» **Code that draws figures**
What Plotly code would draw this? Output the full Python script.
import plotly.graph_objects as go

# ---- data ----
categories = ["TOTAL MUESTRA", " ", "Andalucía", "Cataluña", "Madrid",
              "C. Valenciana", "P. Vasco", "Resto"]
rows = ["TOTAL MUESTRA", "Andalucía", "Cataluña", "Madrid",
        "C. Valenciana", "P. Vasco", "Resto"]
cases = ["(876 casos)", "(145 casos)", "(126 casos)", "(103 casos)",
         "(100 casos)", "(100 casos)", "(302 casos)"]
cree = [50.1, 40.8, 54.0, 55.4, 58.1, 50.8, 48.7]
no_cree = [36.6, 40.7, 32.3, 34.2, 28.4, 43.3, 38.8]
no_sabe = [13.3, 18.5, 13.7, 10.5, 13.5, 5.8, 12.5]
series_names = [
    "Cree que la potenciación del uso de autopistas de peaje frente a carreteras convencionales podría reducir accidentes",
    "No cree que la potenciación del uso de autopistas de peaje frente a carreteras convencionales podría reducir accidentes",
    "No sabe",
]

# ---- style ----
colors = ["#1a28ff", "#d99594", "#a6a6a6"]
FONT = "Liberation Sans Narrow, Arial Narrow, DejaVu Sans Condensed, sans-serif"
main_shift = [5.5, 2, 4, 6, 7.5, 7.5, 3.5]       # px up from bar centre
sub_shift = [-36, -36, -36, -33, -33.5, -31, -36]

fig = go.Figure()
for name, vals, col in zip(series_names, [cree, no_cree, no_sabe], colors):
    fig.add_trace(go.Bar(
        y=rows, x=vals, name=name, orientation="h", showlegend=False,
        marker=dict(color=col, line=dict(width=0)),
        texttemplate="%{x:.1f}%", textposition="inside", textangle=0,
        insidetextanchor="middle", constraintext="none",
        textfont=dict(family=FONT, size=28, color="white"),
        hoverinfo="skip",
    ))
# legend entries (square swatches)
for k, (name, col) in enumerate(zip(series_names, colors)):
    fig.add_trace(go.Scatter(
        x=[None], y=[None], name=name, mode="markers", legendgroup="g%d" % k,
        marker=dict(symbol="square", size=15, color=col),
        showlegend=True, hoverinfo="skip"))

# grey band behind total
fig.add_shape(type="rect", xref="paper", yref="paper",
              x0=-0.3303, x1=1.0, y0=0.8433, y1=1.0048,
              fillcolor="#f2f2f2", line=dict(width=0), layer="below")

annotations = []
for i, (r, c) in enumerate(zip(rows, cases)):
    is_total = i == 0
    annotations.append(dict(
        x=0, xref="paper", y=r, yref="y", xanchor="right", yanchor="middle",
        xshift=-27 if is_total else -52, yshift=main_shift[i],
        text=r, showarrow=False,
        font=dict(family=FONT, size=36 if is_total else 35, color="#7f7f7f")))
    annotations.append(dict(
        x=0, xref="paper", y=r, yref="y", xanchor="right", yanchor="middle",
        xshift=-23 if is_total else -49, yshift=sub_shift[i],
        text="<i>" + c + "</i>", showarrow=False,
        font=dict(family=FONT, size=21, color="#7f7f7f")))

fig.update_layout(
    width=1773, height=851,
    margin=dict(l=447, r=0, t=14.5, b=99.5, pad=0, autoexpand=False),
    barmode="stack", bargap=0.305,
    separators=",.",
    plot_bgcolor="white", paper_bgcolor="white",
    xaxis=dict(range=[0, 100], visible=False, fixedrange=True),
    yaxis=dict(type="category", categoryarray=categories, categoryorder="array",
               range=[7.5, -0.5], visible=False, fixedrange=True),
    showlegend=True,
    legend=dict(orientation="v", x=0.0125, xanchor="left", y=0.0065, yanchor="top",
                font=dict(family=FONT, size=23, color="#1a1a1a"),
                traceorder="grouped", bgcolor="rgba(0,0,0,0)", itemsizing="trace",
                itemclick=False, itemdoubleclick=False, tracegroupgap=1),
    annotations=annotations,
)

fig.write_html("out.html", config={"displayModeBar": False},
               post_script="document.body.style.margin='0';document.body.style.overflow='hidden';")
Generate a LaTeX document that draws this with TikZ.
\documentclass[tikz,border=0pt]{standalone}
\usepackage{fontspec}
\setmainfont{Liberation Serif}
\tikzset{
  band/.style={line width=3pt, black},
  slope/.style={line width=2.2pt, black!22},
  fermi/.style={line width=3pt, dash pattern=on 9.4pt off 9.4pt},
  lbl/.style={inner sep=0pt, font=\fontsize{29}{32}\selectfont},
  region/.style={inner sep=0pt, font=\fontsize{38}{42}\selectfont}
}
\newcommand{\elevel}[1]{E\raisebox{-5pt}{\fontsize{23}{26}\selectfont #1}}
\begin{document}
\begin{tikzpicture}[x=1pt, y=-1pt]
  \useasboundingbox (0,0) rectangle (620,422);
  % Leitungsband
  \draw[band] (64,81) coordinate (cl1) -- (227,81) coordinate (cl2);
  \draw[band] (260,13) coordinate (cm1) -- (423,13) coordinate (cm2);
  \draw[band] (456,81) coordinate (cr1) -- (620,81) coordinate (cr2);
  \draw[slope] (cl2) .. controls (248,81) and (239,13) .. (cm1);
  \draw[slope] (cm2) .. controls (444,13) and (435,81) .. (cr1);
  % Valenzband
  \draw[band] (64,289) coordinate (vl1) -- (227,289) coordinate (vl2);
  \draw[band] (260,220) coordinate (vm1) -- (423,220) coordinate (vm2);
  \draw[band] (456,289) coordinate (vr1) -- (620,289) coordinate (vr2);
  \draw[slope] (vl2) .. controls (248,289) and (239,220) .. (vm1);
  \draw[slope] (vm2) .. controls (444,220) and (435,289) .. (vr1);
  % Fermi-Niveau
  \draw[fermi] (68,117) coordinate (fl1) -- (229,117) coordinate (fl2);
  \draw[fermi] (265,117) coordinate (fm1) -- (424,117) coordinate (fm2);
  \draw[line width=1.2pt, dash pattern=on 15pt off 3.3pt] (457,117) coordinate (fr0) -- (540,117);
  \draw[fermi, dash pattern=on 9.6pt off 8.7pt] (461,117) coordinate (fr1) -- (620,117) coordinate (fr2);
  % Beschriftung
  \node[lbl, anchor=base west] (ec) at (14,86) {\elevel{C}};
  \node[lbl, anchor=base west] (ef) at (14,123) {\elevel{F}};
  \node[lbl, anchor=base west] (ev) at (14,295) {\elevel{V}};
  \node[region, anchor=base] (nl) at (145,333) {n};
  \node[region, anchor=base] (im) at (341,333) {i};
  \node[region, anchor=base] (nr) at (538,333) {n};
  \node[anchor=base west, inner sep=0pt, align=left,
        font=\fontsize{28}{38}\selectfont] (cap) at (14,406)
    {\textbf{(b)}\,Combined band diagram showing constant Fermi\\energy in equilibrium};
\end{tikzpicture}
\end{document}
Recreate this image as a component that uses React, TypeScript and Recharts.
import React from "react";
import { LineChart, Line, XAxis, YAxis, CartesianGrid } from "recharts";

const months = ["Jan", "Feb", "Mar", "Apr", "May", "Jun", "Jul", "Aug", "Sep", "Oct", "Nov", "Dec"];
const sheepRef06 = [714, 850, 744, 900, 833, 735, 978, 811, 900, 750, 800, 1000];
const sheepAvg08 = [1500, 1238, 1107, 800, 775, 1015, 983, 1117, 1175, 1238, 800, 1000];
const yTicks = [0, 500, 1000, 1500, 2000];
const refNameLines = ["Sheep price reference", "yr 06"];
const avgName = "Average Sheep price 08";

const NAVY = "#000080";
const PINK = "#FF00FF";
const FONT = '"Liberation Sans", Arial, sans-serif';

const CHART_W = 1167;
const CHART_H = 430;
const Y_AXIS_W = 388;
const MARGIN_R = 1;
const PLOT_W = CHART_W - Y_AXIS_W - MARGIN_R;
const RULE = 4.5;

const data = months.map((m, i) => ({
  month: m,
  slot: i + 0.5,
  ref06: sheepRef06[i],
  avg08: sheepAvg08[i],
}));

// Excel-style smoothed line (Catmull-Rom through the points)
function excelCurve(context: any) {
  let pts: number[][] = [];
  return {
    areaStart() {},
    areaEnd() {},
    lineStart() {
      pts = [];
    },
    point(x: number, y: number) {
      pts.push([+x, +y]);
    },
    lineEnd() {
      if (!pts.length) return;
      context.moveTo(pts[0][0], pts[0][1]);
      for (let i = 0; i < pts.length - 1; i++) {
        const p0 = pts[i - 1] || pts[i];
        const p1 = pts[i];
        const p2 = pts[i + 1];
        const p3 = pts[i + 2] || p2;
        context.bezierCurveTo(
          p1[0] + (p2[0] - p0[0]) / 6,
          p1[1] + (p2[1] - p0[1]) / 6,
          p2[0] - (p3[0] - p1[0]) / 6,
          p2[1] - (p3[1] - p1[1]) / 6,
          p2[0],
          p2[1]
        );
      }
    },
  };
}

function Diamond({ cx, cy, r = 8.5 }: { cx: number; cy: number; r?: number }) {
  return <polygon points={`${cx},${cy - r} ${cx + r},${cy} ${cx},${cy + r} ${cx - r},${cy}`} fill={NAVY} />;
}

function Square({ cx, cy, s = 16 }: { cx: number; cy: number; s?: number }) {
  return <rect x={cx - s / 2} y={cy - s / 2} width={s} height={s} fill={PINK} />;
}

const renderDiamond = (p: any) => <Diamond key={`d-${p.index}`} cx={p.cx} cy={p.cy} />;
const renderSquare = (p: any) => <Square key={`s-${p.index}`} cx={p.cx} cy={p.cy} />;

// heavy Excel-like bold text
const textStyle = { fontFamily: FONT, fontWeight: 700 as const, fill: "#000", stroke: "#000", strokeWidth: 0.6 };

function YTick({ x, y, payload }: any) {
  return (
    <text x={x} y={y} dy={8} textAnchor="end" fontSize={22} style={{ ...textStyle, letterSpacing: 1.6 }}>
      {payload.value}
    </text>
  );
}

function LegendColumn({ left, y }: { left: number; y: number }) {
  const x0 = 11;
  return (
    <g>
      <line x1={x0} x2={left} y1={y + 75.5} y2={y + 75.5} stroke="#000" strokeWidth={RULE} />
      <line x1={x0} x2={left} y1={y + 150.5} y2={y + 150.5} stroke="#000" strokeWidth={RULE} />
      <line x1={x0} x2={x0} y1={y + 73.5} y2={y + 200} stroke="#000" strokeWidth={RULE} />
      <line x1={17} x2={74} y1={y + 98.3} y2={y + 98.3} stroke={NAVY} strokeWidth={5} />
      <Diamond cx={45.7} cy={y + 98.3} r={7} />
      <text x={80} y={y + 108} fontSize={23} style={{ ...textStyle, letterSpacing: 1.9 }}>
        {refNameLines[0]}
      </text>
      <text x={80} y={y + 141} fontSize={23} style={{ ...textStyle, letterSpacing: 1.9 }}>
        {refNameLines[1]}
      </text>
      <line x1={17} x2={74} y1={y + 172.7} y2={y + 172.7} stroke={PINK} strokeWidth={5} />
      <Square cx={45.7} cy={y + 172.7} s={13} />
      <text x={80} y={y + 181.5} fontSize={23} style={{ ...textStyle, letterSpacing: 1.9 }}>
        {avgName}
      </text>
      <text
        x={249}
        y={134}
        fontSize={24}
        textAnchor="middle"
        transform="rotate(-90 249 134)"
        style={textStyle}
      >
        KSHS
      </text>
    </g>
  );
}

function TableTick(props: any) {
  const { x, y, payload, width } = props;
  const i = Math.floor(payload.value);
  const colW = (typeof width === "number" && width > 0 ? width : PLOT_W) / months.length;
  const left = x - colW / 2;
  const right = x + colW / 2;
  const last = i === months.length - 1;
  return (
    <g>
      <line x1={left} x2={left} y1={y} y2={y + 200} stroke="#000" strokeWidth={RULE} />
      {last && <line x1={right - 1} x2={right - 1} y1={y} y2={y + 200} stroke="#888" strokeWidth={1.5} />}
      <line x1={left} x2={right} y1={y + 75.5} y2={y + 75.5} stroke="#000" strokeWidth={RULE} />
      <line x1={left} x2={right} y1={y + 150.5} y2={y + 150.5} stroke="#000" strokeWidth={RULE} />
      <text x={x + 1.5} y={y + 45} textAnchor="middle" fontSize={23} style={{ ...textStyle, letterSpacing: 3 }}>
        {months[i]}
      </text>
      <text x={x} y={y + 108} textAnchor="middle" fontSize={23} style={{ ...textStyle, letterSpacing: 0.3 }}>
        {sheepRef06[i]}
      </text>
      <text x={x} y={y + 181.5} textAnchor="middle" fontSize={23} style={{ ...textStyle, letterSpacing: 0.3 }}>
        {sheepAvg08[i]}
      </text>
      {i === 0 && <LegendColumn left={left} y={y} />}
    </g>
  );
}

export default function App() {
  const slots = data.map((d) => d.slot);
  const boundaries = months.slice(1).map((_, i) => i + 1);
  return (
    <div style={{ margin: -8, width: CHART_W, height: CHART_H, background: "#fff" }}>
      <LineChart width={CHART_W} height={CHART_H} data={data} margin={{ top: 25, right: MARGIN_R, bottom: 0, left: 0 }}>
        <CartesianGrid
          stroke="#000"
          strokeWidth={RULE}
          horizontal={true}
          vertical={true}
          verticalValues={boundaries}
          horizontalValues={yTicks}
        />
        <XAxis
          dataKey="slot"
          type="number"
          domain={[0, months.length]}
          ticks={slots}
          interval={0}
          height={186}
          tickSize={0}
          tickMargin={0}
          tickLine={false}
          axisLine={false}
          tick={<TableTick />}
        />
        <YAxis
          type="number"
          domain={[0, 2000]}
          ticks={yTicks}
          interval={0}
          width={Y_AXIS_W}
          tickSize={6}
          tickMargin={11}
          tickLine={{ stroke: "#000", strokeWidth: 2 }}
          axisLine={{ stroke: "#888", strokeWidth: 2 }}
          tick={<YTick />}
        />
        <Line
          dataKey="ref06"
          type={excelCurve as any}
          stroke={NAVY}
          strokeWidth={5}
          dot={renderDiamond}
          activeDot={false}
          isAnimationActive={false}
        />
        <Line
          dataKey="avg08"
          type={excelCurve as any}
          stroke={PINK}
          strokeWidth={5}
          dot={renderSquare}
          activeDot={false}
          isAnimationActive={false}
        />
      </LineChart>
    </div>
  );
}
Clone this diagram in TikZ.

» **Goal of the exercise**
From the first line of the listing above to the line with "import plotly.graph_objects as go", please transcribe each line exactly, both ends included, and nothing beyond that.

» **Task response**
What Plotly code would draw this? Output the full Python script.
import plotly.graph_objects as go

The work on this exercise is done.